Beyond the pragmatics, you'll be introduced to some of the leading lights in the fermentation community, who will mesmerize you with their cultural and political perspectives on the tradition. Not to mention inspiring your practice through cutting edge knowledge and insights on gut health, healing and nutrition.
This week will be hosted by Karen Guthrie - an ecclectic artist and homesteader and curator of the amazing pop-up roadshow 'The House of Ferment'; an installation aimed at reviving the fermentation arts. In 2007, through her arts practice, Karen forged a strong relationship with villagers in northern Japan, which helped to expand and deepen her own existing repertoire of techniques and skills around fermentation. Join us in this session as Karen enchants us with her tales of fermenting with Japanese villagers and holds an interactive workshop around ferments such as Miso, Japanese Nuka Pickles and more.
More about Karen:
Karen was raised on the West coast of Scotland and now lives on a smallholding in the rural Lake District (North West England), which is also headquarters to Grizedale Arts. An award-winning artist, designer and film-maker, Karen is a committed gardener of over 30 years experience, and a self-taught cook with a longstanding fascination with preserved foods. She’s especially inspired by creating ‘fork to fork’ experiences from her own home-grown produce.
“My first memory of how exciting the taste of fermentation is, was stealing an illicit spoonful from my mother’s jam pan. She’d left raspberries and sugar macerating for a little too long and the mixture was fizzing. I took one mouthful and was hooked from then on.”
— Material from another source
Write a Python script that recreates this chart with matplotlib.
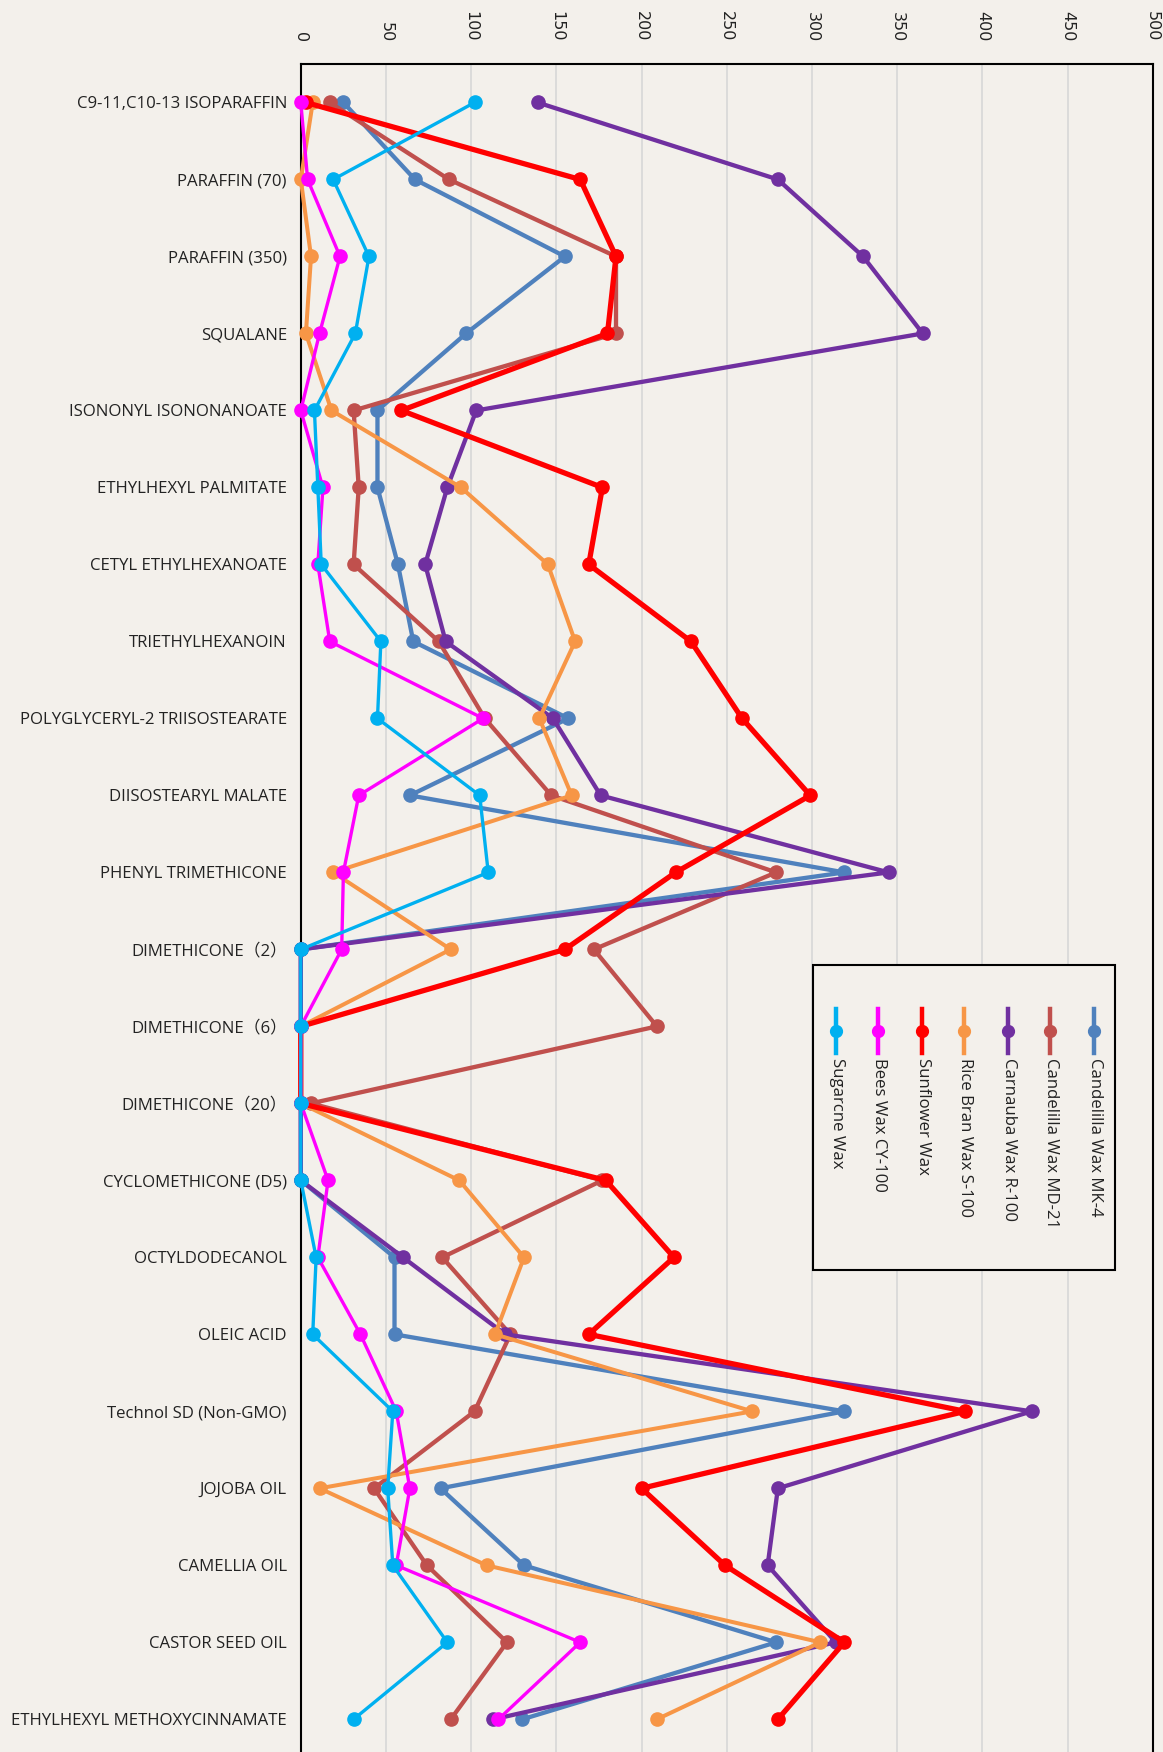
import matplotlib
matplotlib.use("Agg")
import matplotlib.pyplot as plt
from matplotlib.patches import Rectangle
from matplotlib.lines import Line2D

categories = [
    "C9-11,C10-13 ISOPARAFFIN", "PARAFFIN (70)", "PARAFFIN (350)", "SQUALANE",
    "ISONONYL ISONONANOATE", "ETHYLHEXYL PALMITATE", "CETYL ETHYLHEXANOATE",
    "TRIETHYLHEXANOIN", "POLYGLYCERYL-2 TRIISOSTEARATE", "DIISOSTEARYL MALATE",
    "PHENYL TRIMETHICONE", "DIMETHICONE（2）", "DIMETHICONE（6）", "DIMETHICONE（20）",
    "CYCLOMETHICONE (D5)", "OCTYLDODECANOL", "OLEIC ACID", "Technol SD (Non-GMO)",
    "JOJOBA OIL", "CAMELLIA OIL", "CASTOR SEED OIL", "ETHYLHEXYL METHOXYCINNAMATE",
]

candelilla_mk4 = [25, 67, 155, 97, 45, 45, 57, 66, 157, 64, 319, 0, 0, 0, 0, 55, 55, 319, 82, 131, 279, 130]
candelilla_md21 = [17, 87, 185, 185, 31, 34, 31, 81, 108, 147, 279, 172, 209, 6, 177, 83, 123, 102, 43, 74, 121, 88]
carnauba_r100 = [139, 280, 330, 365, 103, 86, 73, 85, 148, 176, 345, 0, 0, 0, 0, 60, 120, 429, 280, 274, 314, 113]
rice_bran_s100 = [7, 0, 6, 3, 18, 94, 145, 161, 140, 159, 19, 88, 0, 0, 93, 131, 114, 265, 11, 109, 305, 209]
sunflower = [3, 164, 185, 180, 59, 177, 169, 229, 259, 299, 220, 155, 0, 0, 179, 219, 169, 390, 200, 249, 319, 280]
bees_cy100 = [0, 4, 23, 11, 0, 13, 10, 17, 107, 34, 25, 24, 0, 0, 16, 10, 35, 56, 64, 56, 164, 116]
sugarcane = [102, 19, 40, 32, 8, 10, 12, 47, 45, 105, 110, 0, 0, 0, 0, 9, 7, 54, 51, 54, 86, 31]

series_names = ["Candelilla Wax MK-4", "Candelilla Wax MD-21", "Carnauba Wax R-100",
                "Rice Bran Wax S-100", "Sunflower Wax", "Bees Wax CY-100", "Sugarcne Wax"]
series_values = [candelilla_mk4, candelilla_md21, carnauba_r100, rice_bran_s100,
                 sunflower, bees_cy100, sugarcane]
colors = ["#4F81BD", "#C0504D", "#7030A0", "#F79646", "#FF0000", "#FF00FF", "#00B0F0"]
widths = [3.1, 3.1, 3.1, 2.9, 3.8, 2.4, 2.4]
x_ticks = [0, 50, 100, 150, 200, 250, 300, 350, 400, 450, 500]

W, H = 1163, 1752
bg = "#F3F0EB"
fig = plt.figure(figsize=(W / 100, H / 100), dpi=100, facecolor=bg)

left, right, top, bottom = 300.8, 1152.7, 64.0, 1757.8
ax = fig.add_axes([left / W, 1 - bottom / H, (right - left) / W, (bottom - top) / H])
ax.set_facecolor(bg)

ypos = list(range(len(categories)))
for name, vals, c, lw in zip(series_names, series_values, colors, widths):
    ax.plot(vals, ypos, color=c, lw=lw, marker="o", ms=9.5, label=name,
            solid_joinstyle="round", clip_on=False, zorder=3)

ax.set_xlim(0, 500)
ax.set_ylim(len(categories) - 0.5, -0.5)
ax.set_xticks(x_ticks)
ax.xaxis.tick_top()
ax.tick_params(axis="x", length=0, pad=16, labelsize=11.5, labelrotation=-90, labelcolor="#222222")
for lab in ax.get_xticklabels():
    lab.set_va("bottom")
ax.set_yticks(ypos)
ax.set_yticklabels(categories, family=["Open Sans", "Noto Sans CJK JP"], fontsize=12.1, color="#222222")
ax.tick_params(axis="y", length=0, pad=10)
ax.grid(axis="x", color="#D9D9D9", lw=1.3)
ax.set_axisbelow(True)
for s in ax.spines.values():
    s.set_color("black")
    s.set_linewidth(1.5)

# legend (rotated layout) drawn in figure pixel coordinates
def fx(px):
    return px / W

def fy(py):
    return 1 - py / H

box = Rectangle((fx(813), fy(1270)), fx(1115) - fx(813), fy(965) - fy(1270),
                transform=fig.transFigure, facecolor=bg, edgecolor="black", lw=1.5, zorder=5)
fig.add_artist(box)
leg_x = [1094, 1050, 1008, 964, 922, 878, 836]
for name, c, lx in zip(series_names, colors, leg_x):
    fig.add_artist(Line2D([fx(lx), fx(lx)], [fy(1009), fy(1053)], transform=fig.transFigure,
                          color=c, lw=3.2, zorder=6))
    fig.add_artist(Line2D([fx(lx)], [fy(1031)], transform=fig.transFigure, color=c,
                          marker="o", ms=8.5, zorder=7))
    fig.text(fx(lx + 1), fy(1058), name, rotation=-90, ha="center", va="top",
             fontsize=12.1, family="Open Sans", color="#222222", zorder=8)

fig.savefig("out.png", dpi=100, facecolor=bg)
Karen has contributed food and cookery to many arts events including in the Coliseum of the Consumed in Frieze Art Fair 2013. In 2015 she collaborated with Grizedale Arts on the House of Ferment, a pop-up installation and food demonstration initiative based around her collections of vintage kitchenalia and ferment cultures from around the world - from sourdough to miso and kefir and beyond. It was commissioned by London’s Science Gallery and launched at London’s Borough Market. It has since toured to ArtBook Krakow (Poland), Hauser & Wirth Somerset, the Coniston Institute and the Harris Museum in Preston - gathering and sharing recipes, ferment folklore and know-how.
During an artist residency in 2007, Karen forged a close relationship with the elders of a rural village in NW Japan, returning recently to learn many vanishing fermentation and food preparation techniques from the village women. Her workshop will focus on some of these delicious and healthy preparations and dishes.